*Instructions for the task*: Word for word, quote all of the material, omitting the pictures.

*Supplied data*:

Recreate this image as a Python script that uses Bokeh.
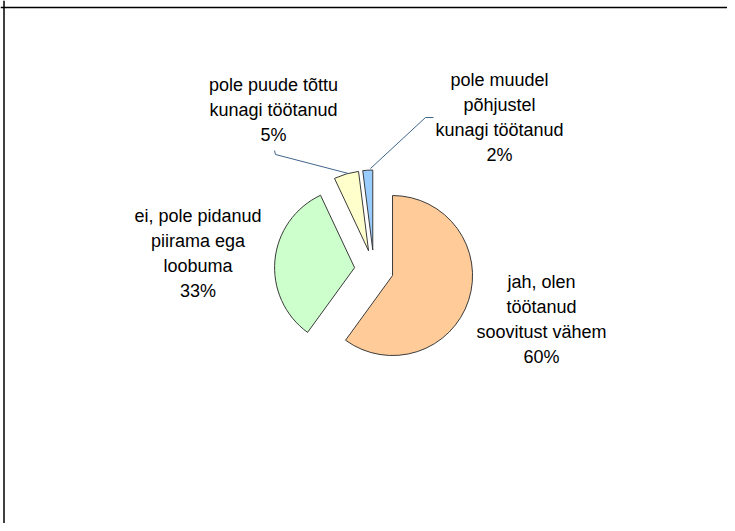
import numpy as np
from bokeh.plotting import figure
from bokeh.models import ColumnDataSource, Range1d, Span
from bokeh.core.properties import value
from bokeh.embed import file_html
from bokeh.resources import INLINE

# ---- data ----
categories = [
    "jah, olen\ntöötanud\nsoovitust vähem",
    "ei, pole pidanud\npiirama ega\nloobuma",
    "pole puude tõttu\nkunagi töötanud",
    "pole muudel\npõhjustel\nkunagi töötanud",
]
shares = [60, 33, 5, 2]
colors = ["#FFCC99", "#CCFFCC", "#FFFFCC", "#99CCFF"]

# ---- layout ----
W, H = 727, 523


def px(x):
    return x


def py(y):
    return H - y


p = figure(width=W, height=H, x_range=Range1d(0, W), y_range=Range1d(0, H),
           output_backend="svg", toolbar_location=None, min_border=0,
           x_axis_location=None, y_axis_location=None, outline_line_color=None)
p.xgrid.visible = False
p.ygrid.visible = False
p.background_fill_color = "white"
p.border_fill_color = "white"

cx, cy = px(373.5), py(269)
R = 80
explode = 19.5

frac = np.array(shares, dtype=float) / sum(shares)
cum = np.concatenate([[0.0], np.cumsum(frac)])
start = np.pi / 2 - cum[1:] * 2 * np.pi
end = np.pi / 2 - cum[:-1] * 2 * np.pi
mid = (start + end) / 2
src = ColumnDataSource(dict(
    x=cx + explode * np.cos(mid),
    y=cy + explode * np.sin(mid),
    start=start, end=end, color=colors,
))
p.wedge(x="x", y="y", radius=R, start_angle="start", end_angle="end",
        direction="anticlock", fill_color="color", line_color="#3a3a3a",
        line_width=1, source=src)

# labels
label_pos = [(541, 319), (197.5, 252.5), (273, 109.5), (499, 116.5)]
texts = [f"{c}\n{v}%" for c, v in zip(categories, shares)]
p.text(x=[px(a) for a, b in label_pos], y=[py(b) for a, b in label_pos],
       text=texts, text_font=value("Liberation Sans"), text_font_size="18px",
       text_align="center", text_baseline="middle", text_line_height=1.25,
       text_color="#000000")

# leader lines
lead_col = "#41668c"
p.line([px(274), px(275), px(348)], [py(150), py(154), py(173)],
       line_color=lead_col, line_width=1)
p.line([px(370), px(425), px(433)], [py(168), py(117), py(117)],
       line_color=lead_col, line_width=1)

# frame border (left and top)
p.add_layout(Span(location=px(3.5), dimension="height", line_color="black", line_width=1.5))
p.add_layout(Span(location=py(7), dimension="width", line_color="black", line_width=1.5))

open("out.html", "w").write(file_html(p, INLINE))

*Result for this exercise*:
Recreate this image as a Python script that uses Bokeh.
import numpy as np
from bokeh.plotting import figure
from bokeh.models import ColumnDataSource, Range1d, Span
from bokeh.core.properties import value
from bokeh.embed import file_html
from bokeh.resources import INLINE

# ---- data ----
categories = [
    "jah, olen\ntöötanud\nsoovitust vähem",
    "ei, pole pidanud\npiirama ega\nloobuma",
    "pole puude tõttu\nkunagi töötanud",
    "pole muudel\npõhjustel\nkunagi töötanud",
]
shares = [60, 33, 5, 2]
colors = ["#FFCC99", "#CCFFCC", "#FFFFCC", "#99CCFF"]

# ---- layout ----
W, H = 727, 523


def px(x):
    return x


def py(y):
    return H - y


p = figure(width=W, height=H, x_range=Range1d(0, W), y_range=Range1d(0, H),
           output_backend="svg", toolbar_location=None, min_border=0,
           x_axis_location=None, y_axis_location=None, outline_line_color=None)
p.xgrid.visible = False
p.ygrid.visible = False
p.background_fill_color = "white"
p.border_fill_color = "white"

cx, cy = px(373.5), py(269)
R = 80
explode = 19.5

frac = np.array(shares, dtype=float) / sum(shares)
cum = np.concatenate([[0.0], np.cumsum(frac)])
start = np.pi / 2 - cum[1:] * 2 * np.pi
end = np.pi / 2 - cum[:-1] * 2 * np.pi
mid = (start + end) / 2
src = ColumnDataSource(dict(
    x=cx + explode * np.cos(mid),
    y=cy + explode * np.sin(mid),
    start=start, end=end, color=colors,
))
p.wedge(x="x", y="y", radius=R, start_angle="start", end_angle="end",
        direction="anticlock", fill_color="color", line_color="#3a3a3a",
        line_width=1, source=src)

# labels
label_pos = [(541, 319), (197.5, 252.5), (273, 109.5), (499, 116.5)]
texts = [f"{c}\n{v}%" for c, v in zip(categories, shares)]
p.text(x=[px(a) for a, b in label_pos], y=[py(b) for a, b in label_pos],
       text=texts, text_font=value("Liberation Sans"), text_font_size="18px",
       text_align="center", text_baseline="middle", text_line_height=1.25,
       text_color="#000000")

# leader lines
lead_col = "#41668c"
p.line([px(274), px(275), px(348)], [py(150), py(154), py(173)],
       line_color=lead_col, line_width=1)
p.line([px(370), px(425), px(433)], [py(168), py(117), py(117)],
       line_color=lead_col, line_width=1)

# frame border (left and top)
p.add_layout(Span(location=px(3.5), dimension="height", line_color="black", line_width=1.5))
p.add_layout(Span(location=py(7), dimension="width", line_color="black", line_width=1.5))

open("out.html", "w").write(file_html(p, INLINE))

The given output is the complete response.